How can you love more than one person at a time? I mean -- you can, but in different ways. There is a type of "love" that's super passionate and intimate -- the kind of love you want to see last a lifetime as well as morph into a contented committed union. Then there is a type of love that's more of a 'nostalgic-ex-partner-familiarity' type of love that seems to linger on, even if in a new relationship that outweighs the old. That's the only time I can definitely see loving two people at the same time. Both are love, but one is in real time, while the other is only past tense-lingering time. (Does that make sense?) If you tell me that you're gaga over two people at the same time, who you are intimate with -- then it is purely sex-driven. Sex-driven relationships do. not. last. very long. They are based on sexual adrenaline. When faced with more of a contented phase, the relationship will end, while the monogamous will be grateful to be in this second phase of love.

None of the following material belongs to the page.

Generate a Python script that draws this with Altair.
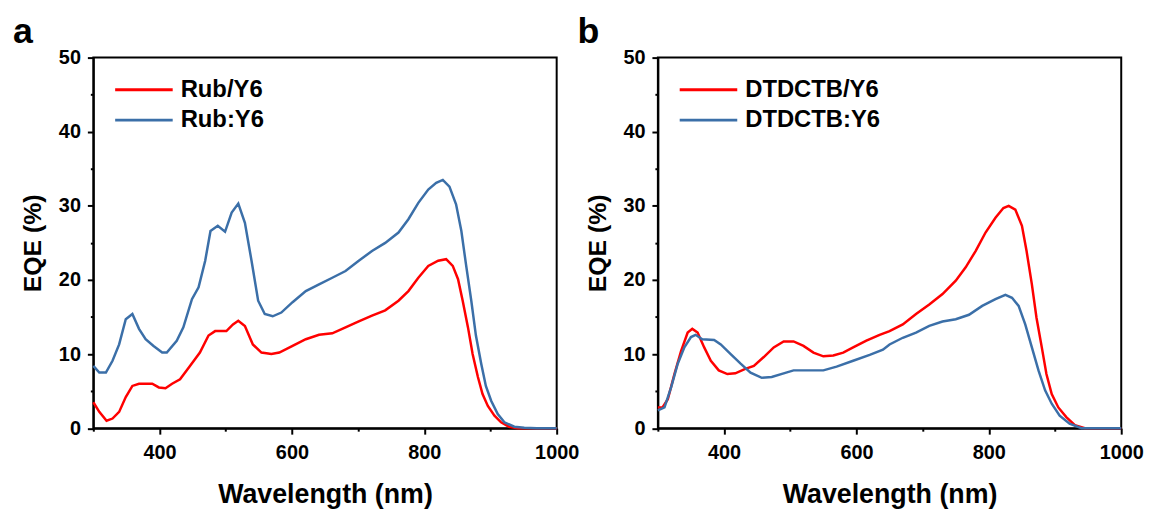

This is not what we stand for! 
You see, my real issue with polyamorous people is that they want to include the "P" in the "LGBTQIA".  No. No. And. No. I say this because we are trying so hard to gain acceptance, gain our rights, gain our freedom to marry whoever we fall in love with. Do you really think that we'll be taken seriously if we have several people under our arms? This is the very reason I don't attend gay pride parades. There are so many gays and lesbians who make a mockery of us. They prance around with hardly any clothes on, some actually performing sexual 'innuendos' on each other (to where they can't get arrested for lewdness) to where you would fear having children being present at one of these events. We're called "perverts" and "heathens" because other people make us look like a bunch of sexually driven animals.

Now at the risk of sounding like a bigoted, religious, right-winged conservative, I'm going to ask a question that may infuriate you. It's the same questions that gets asked by religious people when faced with those who want same-sex marriage.

If you let the "P" into the "LGBT" -- then shouldn't you start adding in the "S", "M", "F" and "C"?  Because that's what's going to happen.

What?

Should we even discuss this photo?
Sibling/Mother/Father/Child relationships. As sick as this sounds, there are actual pedophiles out there who say that their "child partners" have consented. They want their rights too. Is it too far-fetched? To put the LGBT community into such a category leaves more room for opposition and ridicule. It speaks volumes about the reality of what religious conservatives are saying about most who are gay only because they are promiscuous. And they're out there. But to those who are truly homosexual and just want a relationship with someone of the same gender -- this is what I stand for. This is what the LGBT stands for. Love is love -- but love is not love(s) -- that's just being selfish as well as promiscuous. I'm curious if anyone who is polyamorous claims to be religious or has faith in a God... That's a whole other can-o-beans. There are known Mormons who live this way, so why not right?